→ **Exercise**: Among the entries below, which lines run from the line with "Rebuild this chart" through the line with "renderer = fig.canvas.get_renderer()"? Retype those, both ends included, exactly and without pictures.

→ **Data lines**:
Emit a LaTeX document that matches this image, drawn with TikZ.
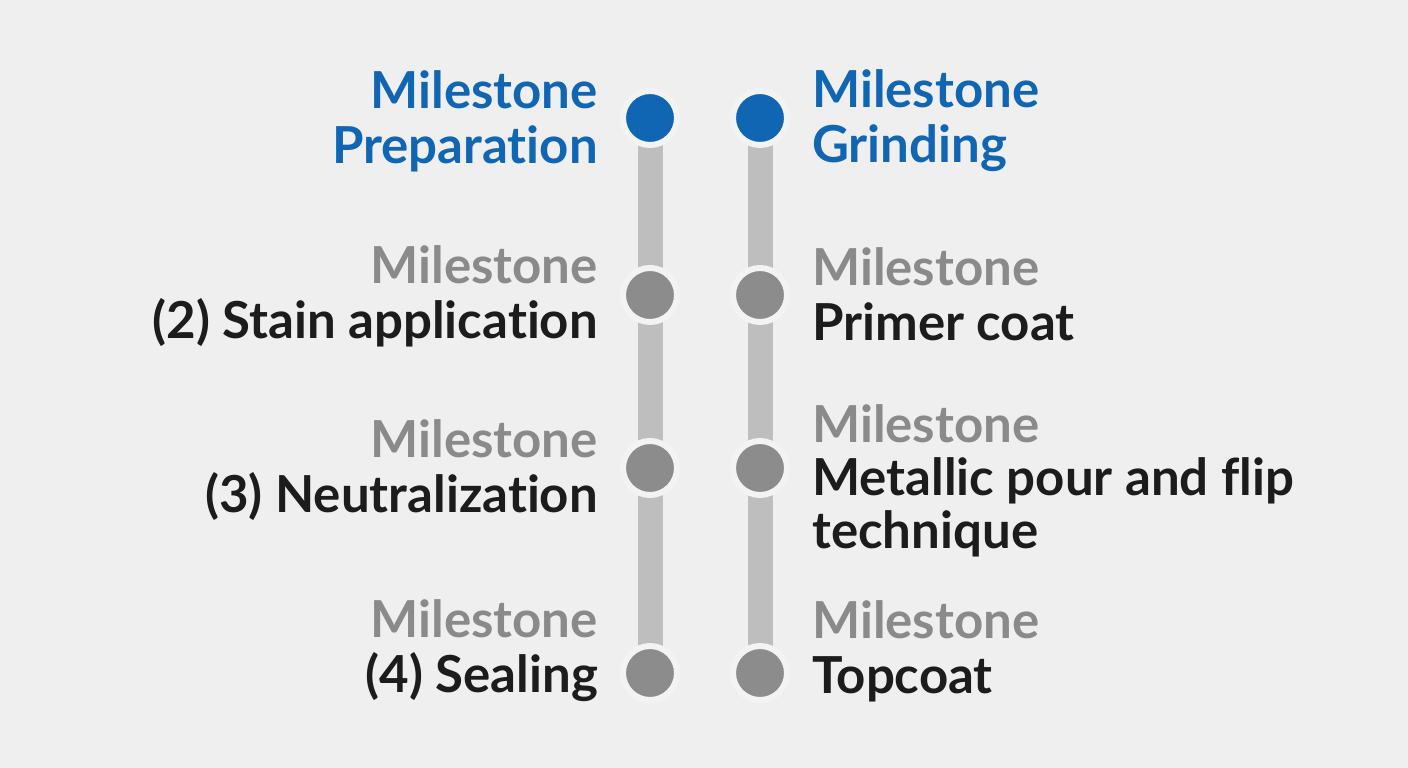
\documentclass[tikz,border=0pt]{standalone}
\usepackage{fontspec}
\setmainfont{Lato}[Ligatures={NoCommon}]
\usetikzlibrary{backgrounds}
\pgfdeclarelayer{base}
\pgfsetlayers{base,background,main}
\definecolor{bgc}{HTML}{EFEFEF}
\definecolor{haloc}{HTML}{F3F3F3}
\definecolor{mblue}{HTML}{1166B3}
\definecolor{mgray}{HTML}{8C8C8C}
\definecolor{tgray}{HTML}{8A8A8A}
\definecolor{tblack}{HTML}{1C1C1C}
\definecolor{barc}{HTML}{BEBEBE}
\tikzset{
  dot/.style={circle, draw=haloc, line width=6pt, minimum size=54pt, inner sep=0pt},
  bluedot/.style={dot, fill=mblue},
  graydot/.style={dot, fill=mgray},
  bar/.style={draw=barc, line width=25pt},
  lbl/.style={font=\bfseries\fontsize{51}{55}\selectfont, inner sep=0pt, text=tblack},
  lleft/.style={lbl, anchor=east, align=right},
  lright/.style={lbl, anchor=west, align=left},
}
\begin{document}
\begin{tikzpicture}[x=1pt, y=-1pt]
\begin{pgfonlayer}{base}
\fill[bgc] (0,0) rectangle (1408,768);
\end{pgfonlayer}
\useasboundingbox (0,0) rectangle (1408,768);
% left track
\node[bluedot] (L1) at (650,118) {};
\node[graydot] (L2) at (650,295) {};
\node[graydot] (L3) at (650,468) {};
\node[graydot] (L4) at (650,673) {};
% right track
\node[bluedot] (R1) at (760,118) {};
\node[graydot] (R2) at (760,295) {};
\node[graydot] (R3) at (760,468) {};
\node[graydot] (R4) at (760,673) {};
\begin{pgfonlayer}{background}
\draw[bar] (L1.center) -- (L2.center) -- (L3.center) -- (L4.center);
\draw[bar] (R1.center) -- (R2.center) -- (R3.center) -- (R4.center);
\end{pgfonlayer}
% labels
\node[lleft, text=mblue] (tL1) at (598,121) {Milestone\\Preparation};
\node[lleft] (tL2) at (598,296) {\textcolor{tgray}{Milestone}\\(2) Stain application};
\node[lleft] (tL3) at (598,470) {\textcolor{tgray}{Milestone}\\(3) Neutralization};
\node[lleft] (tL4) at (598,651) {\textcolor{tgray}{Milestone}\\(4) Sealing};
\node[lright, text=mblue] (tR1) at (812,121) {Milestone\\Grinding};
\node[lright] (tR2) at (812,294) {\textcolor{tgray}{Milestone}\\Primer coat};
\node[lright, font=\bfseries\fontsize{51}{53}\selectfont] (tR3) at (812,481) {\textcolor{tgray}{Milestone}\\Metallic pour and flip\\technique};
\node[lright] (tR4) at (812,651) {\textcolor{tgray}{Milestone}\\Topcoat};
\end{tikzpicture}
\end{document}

==

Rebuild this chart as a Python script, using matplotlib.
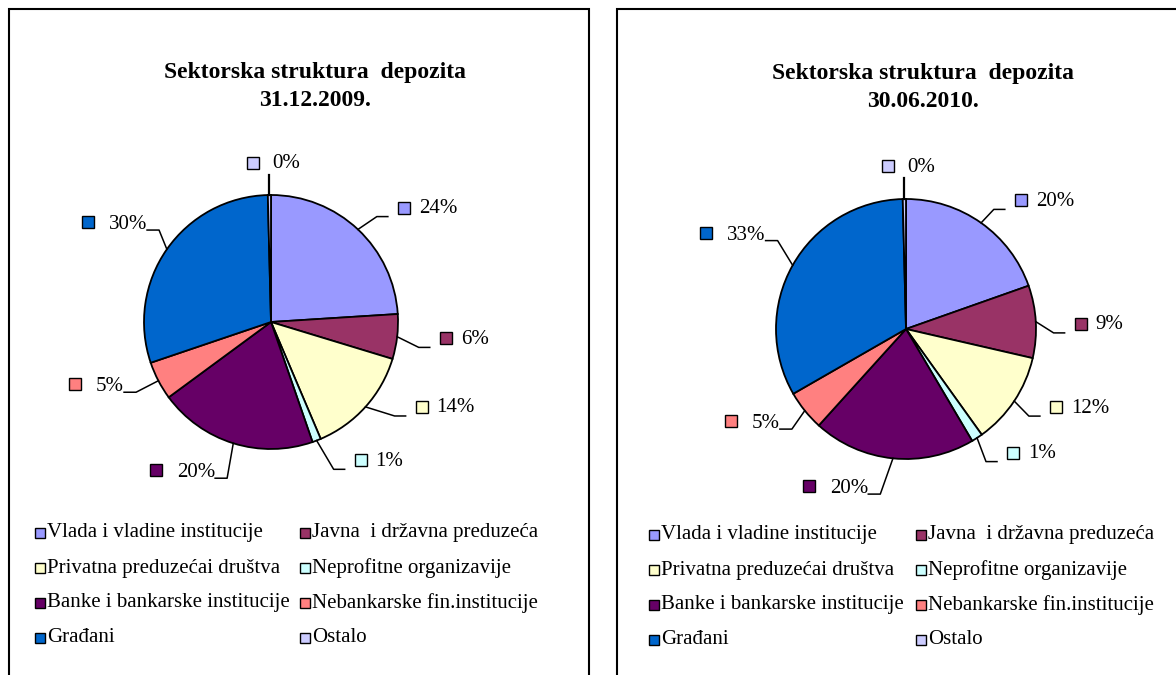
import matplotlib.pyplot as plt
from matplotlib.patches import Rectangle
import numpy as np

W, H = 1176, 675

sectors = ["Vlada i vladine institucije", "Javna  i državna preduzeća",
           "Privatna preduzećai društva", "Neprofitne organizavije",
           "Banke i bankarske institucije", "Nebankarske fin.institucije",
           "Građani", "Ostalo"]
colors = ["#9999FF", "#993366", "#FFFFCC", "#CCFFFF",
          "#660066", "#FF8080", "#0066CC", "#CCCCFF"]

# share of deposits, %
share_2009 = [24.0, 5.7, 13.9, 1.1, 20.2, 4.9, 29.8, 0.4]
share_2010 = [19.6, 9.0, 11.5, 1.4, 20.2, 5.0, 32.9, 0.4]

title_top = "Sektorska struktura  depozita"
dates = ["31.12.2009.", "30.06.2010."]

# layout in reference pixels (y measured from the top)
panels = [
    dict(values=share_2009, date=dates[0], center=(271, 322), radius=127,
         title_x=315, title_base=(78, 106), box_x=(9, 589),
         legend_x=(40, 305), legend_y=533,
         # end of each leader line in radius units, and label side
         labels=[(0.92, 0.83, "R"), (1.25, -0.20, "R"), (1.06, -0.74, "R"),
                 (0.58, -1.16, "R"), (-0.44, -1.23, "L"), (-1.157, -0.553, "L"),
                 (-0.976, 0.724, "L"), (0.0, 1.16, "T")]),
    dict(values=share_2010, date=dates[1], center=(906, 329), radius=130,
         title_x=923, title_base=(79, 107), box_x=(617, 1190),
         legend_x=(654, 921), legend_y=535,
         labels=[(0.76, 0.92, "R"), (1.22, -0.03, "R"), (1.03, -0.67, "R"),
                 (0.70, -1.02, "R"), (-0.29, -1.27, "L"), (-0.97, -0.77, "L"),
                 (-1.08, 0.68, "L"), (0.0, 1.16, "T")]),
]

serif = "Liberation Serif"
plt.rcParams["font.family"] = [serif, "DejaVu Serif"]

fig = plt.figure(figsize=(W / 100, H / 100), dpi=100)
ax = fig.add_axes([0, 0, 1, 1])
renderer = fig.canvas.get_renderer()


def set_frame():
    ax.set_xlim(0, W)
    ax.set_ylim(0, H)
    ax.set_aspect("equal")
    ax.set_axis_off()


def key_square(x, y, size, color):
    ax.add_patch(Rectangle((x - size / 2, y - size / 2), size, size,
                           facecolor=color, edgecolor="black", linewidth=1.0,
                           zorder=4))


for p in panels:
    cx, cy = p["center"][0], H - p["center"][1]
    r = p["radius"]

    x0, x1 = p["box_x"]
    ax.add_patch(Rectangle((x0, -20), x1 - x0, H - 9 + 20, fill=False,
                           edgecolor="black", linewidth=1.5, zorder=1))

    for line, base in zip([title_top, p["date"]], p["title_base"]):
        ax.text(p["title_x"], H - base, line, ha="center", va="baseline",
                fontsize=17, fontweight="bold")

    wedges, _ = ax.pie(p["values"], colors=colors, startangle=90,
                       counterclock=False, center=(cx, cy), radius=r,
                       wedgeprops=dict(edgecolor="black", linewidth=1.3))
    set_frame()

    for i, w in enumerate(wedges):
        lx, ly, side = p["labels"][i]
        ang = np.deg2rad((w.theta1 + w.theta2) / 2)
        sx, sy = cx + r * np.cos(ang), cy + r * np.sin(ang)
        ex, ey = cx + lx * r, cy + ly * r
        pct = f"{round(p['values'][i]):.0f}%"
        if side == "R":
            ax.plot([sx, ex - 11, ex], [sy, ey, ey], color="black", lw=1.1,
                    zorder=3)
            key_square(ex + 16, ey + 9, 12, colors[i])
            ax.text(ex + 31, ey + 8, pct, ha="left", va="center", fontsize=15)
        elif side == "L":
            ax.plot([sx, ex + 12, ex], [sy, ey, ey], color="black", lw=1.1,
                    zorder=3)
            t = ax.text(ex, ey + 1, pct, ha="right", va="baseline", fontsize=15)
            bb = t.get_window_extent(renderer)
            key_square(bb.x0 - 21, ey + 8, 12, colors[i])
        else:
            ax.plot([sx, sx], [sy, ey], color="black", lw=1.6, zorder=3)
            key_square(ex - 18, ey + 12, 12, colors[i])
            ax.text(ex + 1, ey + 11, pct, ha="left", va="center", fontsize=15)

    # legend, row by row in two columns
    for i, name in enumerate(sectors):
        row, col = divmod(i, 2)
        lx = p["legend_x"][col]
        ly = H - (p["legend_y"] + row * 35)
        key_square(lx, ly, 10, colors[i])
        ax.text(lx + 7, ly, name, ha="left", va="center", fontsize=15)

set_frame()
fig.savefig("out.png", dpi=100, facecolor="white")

→ **Response to the task**:
Rebuild this chart as a Python script, using matplotlib.
import matplotlib.pyplot as plt
from matplotlib.patches import Rectangle
import numpy as np

W, H = 1176, 675

sectors = ["Vlada i vladine institucije", "Javna  i državna preduzeća",
           "Privatna preduzećai društva", "Neprofitne organizavije",
           "Banke i bankarske institucije", "Nebankarske fin.institucije",
           "Građani", "Ostalo"]
colors = ["#9999FF", "#993366", "#FFFFCC", "#CCFFFF",
          "#660066", "#FF8080", "#0066CC", "#CCCCFF"]

# share of deposits, %
share_2009 = [24.0, 5.7, 13.9, 1.1, 20.2, 4.9, 29.8, 0.4]
share_2010 = [19.6, 9.0, 11.5, 1.4, 20.2, 5.0, 32.9, 0.4]

title_top = "Sektorska struktura  depozita"
dates = ["31.12.2009.", "30.06.2010."]

# layout in reference pixels (y measured from the top)
panels = [
    dict(values=share_2009, date=dates[0], center=(271, 322), radius=127,
         title_x=315, title_base=(78, 106), box_x=(9, 589),
         legend_x=(40, 305), legend_y=533,
         # end of each leader line in radius units, and label side
         labels=[(0.92, 0.83, "R"), (1.25, -0.20, "R"), (1.06, -0.74, "R"),
                 (0.58, -1.16, "R"), (-0.44, -1.23, "L"), (-1.157, -0.553, "L"),
                 (-0.976, 0.724, "L"), (0.0, 1.16, "T")]),
    dict(values=share_2010, date=dates[1], center=(906, 329), radius=130,
         title_x=923, title_base=(79, 107), box_x=(617, 1190),
         legend_x=(654, 921), legend_y=535,
         labels=[(0.76, 0.92, "R"), (1.22, -0.03, "R"), (1.03, -0.67, "R"),
                 (0.70, -1.02, "R"), (-0.29, -1.27, "L"), (-0.97, -0.77, "L"),
                 (-1.08, 0.68, "L"), (0.0, 1.16, "T")]),
]

serif = "Liberation Serif"
plt.rcParams["font.family"] = [serif, "DejaVu Serif"]

fig = plt.figure(figsize=(W / 100, H / 100), dpi=100)
ax = fig.add_axes([0, 0, 1, 1])
renderer = fig.canvas.get_renderer()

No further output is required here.